-- Start Stored data --
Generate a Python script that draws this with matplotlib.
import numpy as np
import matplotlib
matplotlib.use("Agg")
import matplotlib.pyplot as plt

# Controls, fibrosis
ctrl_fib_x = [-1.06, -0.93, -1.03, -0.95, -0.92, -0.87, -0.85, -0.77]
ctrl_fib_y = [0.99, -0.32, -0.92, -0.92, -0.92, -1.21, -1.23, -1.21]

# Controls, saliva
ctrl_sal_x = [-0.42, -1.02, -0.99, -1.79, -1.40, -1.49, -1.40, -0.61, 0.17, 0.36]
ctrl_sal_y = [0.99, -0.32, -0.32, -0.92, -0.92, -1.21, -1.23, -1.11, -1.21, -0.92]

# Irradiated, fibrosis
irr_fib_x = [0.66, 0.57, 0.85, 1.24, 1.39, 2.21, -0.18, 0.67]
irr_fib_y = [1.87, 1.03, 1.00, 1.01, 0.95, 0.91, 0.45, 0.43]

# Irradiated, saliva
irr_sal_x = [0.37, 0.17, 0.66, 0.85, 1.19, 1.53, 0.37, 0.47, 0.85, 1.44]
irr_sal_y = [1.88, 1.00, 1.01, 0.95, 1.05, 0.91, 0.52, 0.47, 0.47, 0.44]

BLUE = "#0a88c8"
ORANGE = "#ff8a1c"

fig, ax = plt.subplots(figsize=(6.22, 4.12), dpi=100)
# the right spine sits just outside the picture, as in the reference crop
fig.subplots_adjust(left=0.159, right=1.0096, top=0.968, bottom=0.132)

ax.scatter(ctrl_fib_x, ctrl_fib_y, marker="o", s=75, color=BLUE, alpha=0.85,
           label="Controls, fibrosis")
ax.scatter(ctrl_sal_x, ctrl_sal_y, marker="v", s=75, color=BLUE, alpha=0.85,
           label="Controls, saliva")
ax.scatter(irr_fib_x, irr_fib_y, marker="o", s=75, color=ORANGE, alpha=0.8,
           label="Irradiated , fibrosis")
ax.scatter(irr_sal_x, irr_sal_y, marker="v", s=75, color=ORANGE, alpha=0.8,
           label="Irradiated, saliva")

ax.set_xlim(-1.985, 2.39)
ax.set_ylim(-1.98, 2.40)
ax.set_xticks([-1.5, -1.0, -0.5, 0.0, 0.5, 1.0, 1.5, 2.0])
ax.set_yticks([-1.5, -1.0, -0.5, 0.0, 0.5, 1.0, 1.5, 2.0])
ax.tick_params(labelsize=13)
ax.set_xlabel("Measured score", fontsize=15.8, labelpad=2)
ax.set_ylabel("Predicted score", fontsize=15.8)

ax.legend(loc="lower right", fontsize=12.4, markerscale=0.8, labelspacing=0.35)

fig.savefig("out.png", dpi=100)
-- End Stored data --
Work required: Write the material out again in its entirety, exactly as shown.

Task output:
Generate a Python script that draws this with matplotlib.
import numpy as np
import matplotlib
matplotlib.use("Agg")
import matplotlib.pyplot as plt

# Controls, fibrosis
ctrl_fib_x = [-1.06, -0.93, -1.03, -0.95, -0.92, -0.87, -0.85, -0.77]
ctrl_fib_y = [0.99, -0.32, -0.92, -0.92, -0.92, -1.21, -1.23, -1.21]

# Controls, saliva
ctrl_sal_x = [-0.42, -1.02, -0.99, -1.79, -1.40, -1.49, -1.40, -0.61, 0.17, 0.36]
ctrl_sal_y = [0.99, -0.32, -0.32, -0.92, -0.92, -1.21, -1.23, -1.11, -1.21, -0.92]

# Irradiated, fibrosis
irr_fib_x = [0.66, 0.57, 0.85, 1.24, 1.39, 2.21, -0.18, 0.67]
irr_fib_y = [1.87, 1.03, 1.00, 1.01, 0.95, 0.91, 0.45, 0.43]

# Irradiated, saliva
irr_sal_x = [0.37, 0.17, 0.66, 0.85, 1.19, 1.53, 0.37, 0.47, 0.85, 1.44]
irr_sal_y = [1.88, 1.00, 1.01, 0.95, 1.05, 0.91, 0.52, 0.47, 0.47, 0.44]

BLUE = "#0a88c8"
ORANGE = "#ff8a1c"

fig, ax = plt.subplots(figsize=(6.22, 4.12), dpi=100)
# the right spine sits just outside the picture, as in the reference crop
fig.subplots_adjust(left=0.159, right=1.0096, top=0.968, bottom=0.132)

ax.scatter(ctrl_fib_x, ctrl_fib_y, marker="o", s=75, color=BLUE, alpha=0.85,
           label="Controls, fibrosis")
ax.scatter(ctrl_sal_x, ctrl_sal_y, marker="v", s=75, color=BLUE, alpha=0.85,
           label="Controls, saliva")
ax.scatter(irr_fib_x, irr_fib_y, marker="o", s=75, color=ORANGE, alpha=0.8,
           label="Irradiated , fibrosis")
ax.scatter(irr_sal_x, irr_sal_y, marker="v", s=75, color=ORANGE, alpha=0.8,
           label="Irradiated, saliva")

ax.set_xlim(-1.985, 2.39)
ax.set_ylim(-1.98, 2.40)
ax.set_xticks([-1.5, -1.0, -0.5, 0.0, 0.5, 1.0, 1.5, 2.0])
ax.set_yticks([-1.5, -1.0, -0.5, 0.0, 0.5, 1.0, 1.5, 2.0])
ax.tick_params(labelsize=13)
ax.set_xlabel("Measured score", fontsize=15.8, labelpad=2)
ax.set_ylabel("Predicted score", fontsize=15.8)

ax.legend(loc="lower right", fontsize=12.4, markerscale=0.8, labelspacing=0.35)

fig.savefig("out.png", dpi=100)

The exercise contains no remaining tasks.